Collective Karma: Spiritual Accountability in the Modern Age
In a world that often celebrates individual achievement and personal growth, it’s easy to forget that we’re all in this together. From climate change to systemic injustice, the most pressing challenges of our time aren’t just personal—they’re collective. And yet, much of modern spirituality still focuses on the individual: healing your trauma, manifesting your goals, protecting your peace.
But what if our liberation is bound together?
What if karma isn’t just something we accumulate alone—but something we share?

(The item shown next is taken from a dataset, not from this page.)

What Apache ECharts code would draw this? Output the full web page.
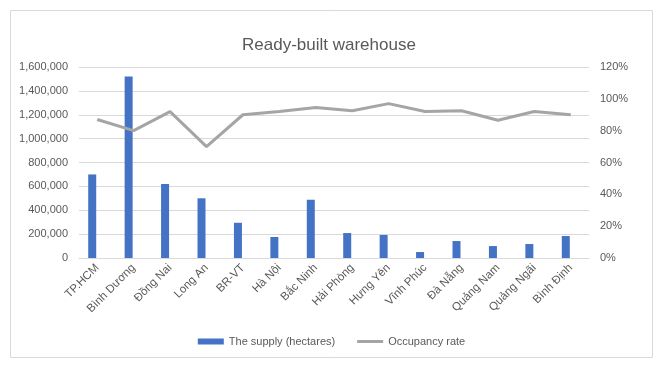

Welcome to the concept of collective karma: the idea that our communities, cultures, and civilizations carry spiritual consequences for the actions we take—or fail to take—together.
What Is Collective Karma?
Karma is often misunderstood as a cosmic reward-and-punishment system. In its deeper roots—particularly in Hinduism, Buddhism, and Jainism—karma refers to the moral cause and effect embedded in our actions, speech, and even thoughts. Traditionally, karma is viewed as personal. But many spiritual teachings also emphasize interconnection—the idea that no action happens in isolation.
Collective karma extends that logic. It asks:
- What are the spiritual consequences of systemic injustice?
- What energetic imprint do we leave as a society?
- Can entire nations, companies, or cultures inherit the karma of their collective behavior?
It’s not about blame—it’s about accountability. And it’s not about shame—it’s about responsibility.
Why It Matters Now
We live in an era of undeniable global interdependence. A factory on one continent can pollute air that travels across oceans. Economic policies in one nation can destabilize entire regions. The digital words we post can ripple across minds and timelines worldwide.
Ignoring collective karma leads to:
- Spiritual bypassing: focusing only on personal growth while ignoring social injustice.
- Moral fragmentation: believing it’s “not my problem” if it doesn’t affect me directly.
- False purity: thinking that inner peace is enough in a world on fire.
But acknowledging collective karma calls us into deeper spiritual maturity. It invites us to examine not just how we live—but how we live together.
Examples of Collective Karma in Action
- Climate Change: Decades of industrial activity and consumerism have created a warming planet. The karmic consequences are global—rising seas, mass displacement, loss of biodiversity. Even those who didn’t directly cause it now carry the burden of addressing it.
- Colonialism and Racism: Nations built on oppression may experience social unrest, cultural fragmentation, and a loss of moral authority until meaningful reconciliation is pursued. The karmic residue doesn’t disappear with time—it demands transformation.
- Digital Culture: The spread of misinformation, online harassment, and performative “call-outs” shape a collective field of communication. Our virtual karma is real—and affects our mental health, political discourse, and spiritual connection.
How Do We Heal Collective Karma?
- Awareness without defensiveness
Recognize the wounds we’ve inherited and helped perpetuate. This isn’t about guilt—it’s about honesty. - Ritual and remembrance
Cultures throughout history have used rituals of mourning, apology, and reconciliation to address collective harm. We can bring back sacred practices to heal historic and ongoing trauma. - Participatory justice
Spirituality must meet activism. Not performatively—but with integrity. Real healing involves real change: policy, reparation, reform. - Community practice
Meditate together. March together. Grieve together. Build together. Collective karma must be countered with collective care. - Spiritual imagination
We need to dream of futures that are just, inclusive, and regenerative. That dream must be seeded in the present—not by saints or saviors, but by us.
Conclusion: Karma as a Collective Mirror
Collective karma teaches us that we are not separate—spiritually, ecologically, or ethically. What we tolerate, what we ignore, what we accept “as just the way it is” becomes part of our shared spiritual legacy.
The good news?
We can choose differently.
Karma is not fate—it’s momentum. And momentum can be redirected through awareness, compassion, and courageous action.
In this modern age of crisis and possibility, the spiritual path cannot end at self-improvement. It must move outward—toward solidarity, responsibility, and love.
Because we rise together.
We fall together.
And we heal together.
That is the truth—and the invitation—of collective karma.